What you have to do
Retype the lines beneath this one, from the first through the line containing "const yTicks = [-0.8, -0.4, 0, 0.4, 0.8];". Pictures are left out.

## Begin

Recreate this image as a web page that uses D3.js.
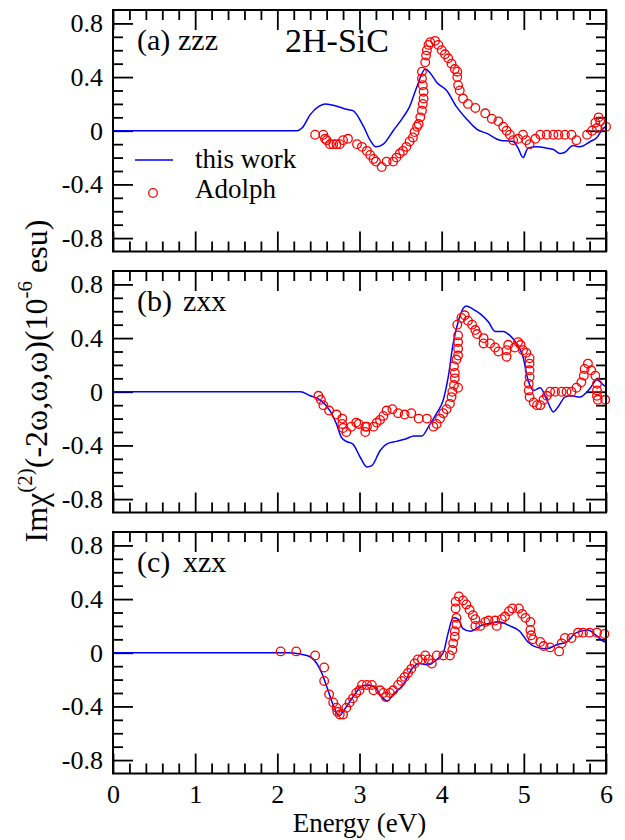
<!DOCTYPE html>
<html>
<head>
<meta charset="utf-8">
<script src="https://cdn.jsdelivr.net/npm/d3@7"></script>
<style>
  body { margin: 0; background: #fff; }
  text { font-family: "Liberation Serif", "Times New Roman", serif; fill: #000; }
</style>
</head>
<body>
<div class="canvas"></div>
<script>
// ---- data: [energy eV, Im chi2 (1e-6 esu)] ----
const xTicks = [0, 1, 2, 3, 4, 5, 6];
const yTicks = [-0.8, -0.4, 0, 0.4, 0.8];

// (a) zzz
const zzzCalc = [[0,0],[2.24,0],[2.3,0.02],[2.4,0.12],[2.5,0.18],[2.58,0.2],[2.68,0.19],[2.84,0.16],[2.92,0.15],
  [3.05,0.03],[3.13,-0.07],[3.2,-0.12],[3.29,-0.1],[3.41,0.0],[3.53,0.1],[3.61,0.18],[3.7,0.33],[3.8,0.46],
  [3.86,0.43],[3.94,0.36],[4.06,0.3],[4.18,0.18],[4.3,0.09],[4.43,0.01],[4.55,-0.02],[4.71,-0.07],[4.87,-0.08],
  [4.93,-0.13],[4.99,-0.2],[5.05,-0.13],[5.16,-0.12],[5.28,-0.13],[5.36,-0.14],[5.44,-0.17],[5.5,-0.16],
  [5.6,-0.11],[5.68,-0.12],[5.81,-0.08],[5.89,-0.05],[5.97,0.02],[6.0,0.03]];
const zzzExp = [[2.46,-0.03],[2.56,-0.03],[2.58,-0.06],[2.6,-0.07],[2.64,-0.1],[2.68,-0.1],[2.72,-0.1],[2.76,-0.1],
  [2.8,-0.07],[2.86,-0.06],[2.97,-0.1],[3.03,-0.12],[3.09,-0.15],[3.13,-0.18],[3.17,-0.21],[3.2,-0.23],[3.27,-0.27],
  [3.33,-0.23],[3.41,-0.23],[3.45,-0.2],[3.49,-0.17],[3.53,-0.15],[3.57,-0.12],[3.61,-0.08],[3.65,-0.05],[3.67,-0.01],
  [3.7,0.03],[3.72,0.05],[3.74,0.1],[3.76,0.15],[3.77,0.2],[3.78,0.24],[3.78,0.29],[3.77,0.34],[3.76,0.39],[3.76,0.44],
  [3.8,0.51],[3.81,0.56],[3.82,0.6],[3.84,0.64],[3.86,0.66],[3.92,0.67],[3.96,0.64],[4.0,0.6],[4.04,0.57],[4.08,0.54],
  [4.12,0.5],[4.16,0.46],[4.19,0.44],[4.19,0.4],[4.2,0.34],[4.22,0.3],[4.26,0.24],[4.32,0.2],[4.41,0.17],[4.53,0.13],
  [4.61,0.09],[4.69,0.07],[4.75,0.03],[4.79,0.0],[4.83,-0.03],[4.87,-0.07],[4.93,-0.06],[4.99,-0.03],[5.03,-0.07],
  [5.07,-0.1],[5.14,-0.06],[5.2,-0.03],[5.28,-0.03],[5.36,-0.03],[5.42,-0.03],[5.5,-0.03],[5.58,-0.03],[5.64,-0.07],
  [5.77,-0.03],[5.83,0.0],[5.87,0.06],[5.91,0.1],[5.93,0.07],[5.89,0.02],[6.0,0.03]];

// (b) zxx
const zxxCalc = [[0,0],[2.28,0],[2.4,-0.03],[2.52,-0.06],[2.64,-0.14],[2.72,-0.24],[2.78,-0.34],[2.84,-0.37],
  [2.92,-0.39],[3.01,-0.49],[3.09,-0.56],[3.15,-0.55],[3.25,-0.44],[3.33,-0.39],[3.45,-0.37],[3.57,-0.35],
  [3.66,-0.33],[3.76,-0.33],[3.84,-0.26],[3.94,-0.16],[4.02,-0.06],[4.08,0.11],[4.14,0.36],[4.2,0.52],[4.26,0.62],
  [4.3,0.64],[4.37,0.62],[4.47,0.58],[4.57,0.52],[4.65,0.45],[4.75,0.45],[4.83,0.42],[4.91,0.36],[4.99,0.26],
  [5.05,0.09],[5.12,0.01],[5.2,0.03],[5.28,-0.06],[5.36,-0.15],[5.42,-0.11],[5.5,-0.04],[5.58,-0.03],[5.68,-0.04],
  [5.8,0.02],[5.89,0.09],[5.97,0.05],[6.0,0.04]];
const zxxExp = [[2.5,-0.03],[2.53,-0.06],[2.56,-0.1],[2.63,-0.14],[2.72,-0.17],[2.79,-0.2],[2.79,-0.24],[2.8,-0.27],
  [2.84,-0.3],[2.9,-0.26],[2.96,-0.23],[2.99,-0.24],[3.07,-0.26],[3.07,-0.3],[3.09,-0.26],[3.17,-0.26],[3.21,-0.23],
  [3.25,-0.21],[3.29,-0.18],[3.33,-0.14],[3.4,-0.13],[3.47,-0.16],[3.55,-0.17],[3.63,-0.16],[3.72,-0.2],[3.82,-0.2],
  [3.9,-0.26],[3.94,-0.24],[3.98,-0.2],[4.02,-0.16],[4.06,-0.13],[4.1,-0.09],[4.12,-0.04],[4.13,0.0],[4.2,0.03],
  [4.15,0.05],[4.16,0.1],[4.16,0.14],[4.15,0.19],[4.18,0.24],[4.2,0.27],[4.2,0.32],[4.2,0.37],[4.2,0.42],[4.19,0.5],
  [4.24,0.55],[4.28,0.57],[4.32,0.53],[4.37,0.5],[4.41,0.46],[4.43,0.43],[4.51,0.4],[4.51,0.36],[4.59,0.36],
  [4.65,0.33],[4.69,0.3],[4.79,0.31],[4.79,0.26],[4.81,0.35],[4.89,0.33],[4.93,0.37],[4.96,0.35],[4.99,0.31],
  [5.03,0.29],[5.07,0.25],[5.07,0.21],[5.07,0.16],[5.07,0.11],[5.06,0.06],[5.06,0.01],[5.07,-0.04],[5.12,-0.08],
  [5.16,-0.1],[5.2,-0.1],[5.24,-0.06],[5.28,-0.03],[5.32,0.0],[5.38,0.0],[5.46,0.0],[5.52,0.0],[5.58,0.0],[5.64,0.03],
  [5.7,0.07],[5.73,0.12],[5.74,0.17],[5.78,0.21],[5.82,0.16],[5.87,0.12],[5.89,0.06],[5.89,0.01],[5.89,-0.03],
  [5.9,-0.06],[5.99,-0.06]];

// (c) xzx
const xzxCalc = [[0,0],[2.11,0],[2.28,-0.01],[2.4,-0.03],[2.48,-0.08],[2.54,-0.15],[2.6,-0.25],[2.68,-0.39],
  [2.75,-0.47],[2.82,-0.42],[2.92,-0.33],[3.03,-0.25],[3.11,-0.24],[3.19,-0.26],[3.27,-0.33],[3.34,-0.36],
  [3.41,-0.31],[3.53,-0.24],[3.65,-0.11],[3.73,-0.08],[3.84,-0.09],[3.94,-0.05],[4.02,0.0],[4.08,0.15],[4.14,0.26],
  [4.2,0.25],[4.26,0.18],[4.35,0.16],[4.47,0.2],[4.59,0.22],[4.71,0.23],[4.83,0.2],[4.95,0.16],[5.05,0.08],
  [5.16,0.04],[5.28,0.03],[5.4,0.06],[5.52,0.08],[5.64,0.15],[5.78,0.17],[5.88,0.13],[5.99,0.08],[6.0,0.08]];
const xzxExp = [[2.04,0.01],[2.23,0.01],[2.46,-0.02],[2.57,-0.11],[2.57,-0.21],[2.63,-0.31],[2.68,-0.37],[2.72,-0.41],
  [2.73,-0.44],[2.76,-0.46],[2.8,-0.46],[2.84,-0.41],[2.88,-0.37],[2.92,-0.34],[2.96,-0.3],[3.0,-0.28],[3.03,-0.24],
  [3.09,-0.24],[3.15,-0.24],[3.17,-0.28],[3.25,-0.28],[3.29,-0.3],[3.32,-0.33],[3.37,-0.3],[3.41,-0.28],[3.47,-0.24],
  [3.51,-0.21],[3.55,-0.18],[3.59,-0.15],[3.63,-0.12],[3.67,-0.08],[3.71,-0.05],[3.76,-0.05],[3.8,-0.02],[3.84,-0.05],
  [3.88,-0.08],[3.94,-0.02],[4.02,-0.02],[4.1,-0.02],[4.13,0.02],[4.14,0.07],[4.16,0.12],[4.16,0.16],[4.18,0.21],
  [4.18,0.26],[4.17,0.33],[4.17,0.38],[4.21,0.42],[4.26,0.39],[4.3,0.36],[4.34,0.32],[4.38,0.28],[4.41,0.25],
  [4.41,0.2],[4.47,0.2],[4.53,0.23],[4.57,0.24],[4.65,0.24],[4.67,0.2],[4.73,0.25],[4.77,0.27],[4.82,0.31],
  [4.86,0.33],[4.94,0.33],[4.98,0.29],[5.02,0.26],[5.08,0.23],[5.08,0.17],[5.09,0.13],[5.11,0.1],[5.2,0.08],
  [5.24,0.05],[5.32,0.04],[5.43,0.01],[5.46,0.07],[5.5,0.11],[5.58,0.11],[5.66,0.15],[5.72,0.15],[5.8,0.15],
  [5.89,0.15],[5.98,0.14]];

// ---- layout ----
const width = 625, height = 840;
const left = 113, right = 606;
const panelH = 241.5;
const serif = '"Liberation Serif", "Times New Roman", serif';
const panels = [
  { top: 10,  tag: '(a)', comp: 'zzz', compX: 178, calc: zzzCalc, exp: zzzExp },
  { top: 271, tag: '(b)', comp: 'zxx', compX: 183, calc: zxxCalc, exp: zxxExp },
  { top: 532, tag: '(c)', comp: 'xzx', compX: 183, calc: xzxCalc, exp: xzxExp }
];

const svg = d3.select('.canvas')
  .append('svg')
  .attr('width', width)
  .attr('height', height);

const x = d3.scaleLinear().domain([0, 6]).range([left, right]);

const xMinor = d3.range(0, 31).map(i => i / 5).filter(v => !xTicks.includes(v));
const yMinor = d3.range(-8, 9).map(i => i / 10).filter(v => !yTicks.includes(v));
const fmtY = d => d === 0 ? '0' : d.toFixed(1);

panels.forEach((p, i) => {
  const bottom = p.top + panelH;
  const y = d3.scaleLinear().domain([-0.9, 0.9]).range([bottom, p.top]);
  const g = svg.append('g');

  // ticks on all four sides, pointing inwards
  const axes = [
    [d3.axisLeft(y).tickValues(yTicks).tickSize(-20).tickPadding(10).tickFormat(fmtY), `translate(${left},0)`],
    [d3.axisLeft(y).tickValues(yMinor).tickSize(-10).tickFormat(''), `translate(${left},0)`],
    [d3.axisRight(y).tickValues(yTicks).tickSize(-20).tickFormat(''), `translate(${right},0)`],
    [d3.axisRight(y).tickValues(yMinor).tickSize(-10).tickFormat(''), `translate(${right},0)`],
    [d3.axisTop(x).tickValues(xTicks).tickSize(-20).tickFormat(''), `translate(0,${p.top})`],
    [d3.axisTop(x).tickValues(xMinor).tickSize(-10).tickFormat(''), `translate(0,${p.top})`],
    [d3.axisBottom(x).tickValues(xTicks).tickSize(-20).tickPadding(11)
      .tickFormat(i === 2 ? d3.format('d') : ''), `translate(0,${bottom})`],
    [d3.axisBottom(x).tickValues(xMinor).tickSize(-10).tickFormat(''), `translate(0,${bottom})`]
  ];
  axes.forEach(([ax, tr]) => {
    const a = g.append('g').attr('transform', tr).call(ax.tickSizeOuter(0))
      .attr('font-family', serif).attr('font-size', 26);
    a.select('.domain').remove();
    a.selectAll('line').attr('stroke', '#000').attr('stroke-width', 1.8);
    a.selectAll('text').attr('fill', '#000');
  });

  // calculated spectrum
  const line = d3.line()
    .x(d => x(d[0]))
    .y(d => y(d[1]))
    .curve(d3.curveMonotoneX);

  g.append('path')
    .datum(p.calc)
    .attr('fill', 'none')
    .attr('stroke', '#0000ff')
    .attr('stroke-width', 1.5)
    .attr('d', line);

  // Adolph points
  g.selectAll('circle')
    .data(p.exp)
    .enter()
    .append('circle')
      .attr('cx', d => x(d[0]))
      .attr('cy', d => y(d[1]))
      .attr('r', 4.3)
      .attr('fill', 'none')
      .attr('stroke', '#ff0000')
      .attr('stroke-width', 1.3);

  // frame
  g.append('rect')
    .attr('x', left).attr('y', p.top)
    .attr('width', right - left).attr('height', panelH)
    .attr('fill', 'none').attr('stroke', '#000').attr('stroke-width', 2);

  // panel tag
  g.append('text').attr('x', 137).attr('y', p.top + 40).attr('font-size', 30).text(p.tag);
  g.append('text').attr('x', p.compX).attr('y', p.top + 40).attr('font-size', 30).text(p.comp);
});

// title and legend in panel (a)
svg.append('text').attr('x', 285).attr('y', 52).attr('font-size', 34).text('2H-SiC');

svg.append('line')
  .attr('x1', 135).attr('x2', 173).attr('y1', 160).attr('y2', 160)
  .attr('stroke', '#0000ff').attr('stroke-width', 1.5);
svg.append('text').attr('x', 195).attr('y', 168).attr('font-size', 27).text('this work');
svg.append('circle')
  .attr('cx', 153).attr('cy', 193).attr('r', 4.3)
  .attr('fill', 'none').attr('stroke', '#ff0000').attr('stroke-width', 1.3);
svg.append('text').attr('x', 195).attr('y', 198).attr('font-size', 27).text('Adolph');

// axis titles
svg.append('text')
  .attr('x', (left + right) / 2).attr('y', 832)
  .attr('text-anchor', 'middle').attr('font-size', 27)
  .text('Energy (eV)');

const yt = svg.append('text')
  .attr('transform', 'translate(47,381) rotate(-90)')
  .attr('text-anchor', 'middle')
  .attr('font-size', 32);
yt.append('tspan').text('Imχ');
yt.append('tspan').attr('dy', -15).attr('font-size', 21).text('(2)');
yt.append('tspan').attr('dy', 15).text('(-2ω,ω,ω)(10');
yt.append('tspan').attr('dy', -15).attr('font-size', 21).text('-6');
yt.append('tspan').attr('dy', 15).text(' esu)');
</script>
</body>
</html>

## End

Exercise output
Recreate this image as a web page that uses D3.js.
<!DOCTYPE html>
<html>
<head>
<meta charset="utf-8">
<script src="https://cdn.jsdelivr.net/npm/d3@7"></script>
<style>
  body { margin: 0; background: #fff; }
  text { font-family: "Liberation Serif", "Times New Roman", serif; fill: #000; }
</style>
</head>
<body>
<div class="canvas"></div>
<script>
// ---- data: [energy eV, Im chi2 (1e-6 esu)] ----
const xTicks = [0, 1, 2, 3, 4, 5, 6];
const yTicks = [-0.8, -0.4, 0, 0.4, 0.8];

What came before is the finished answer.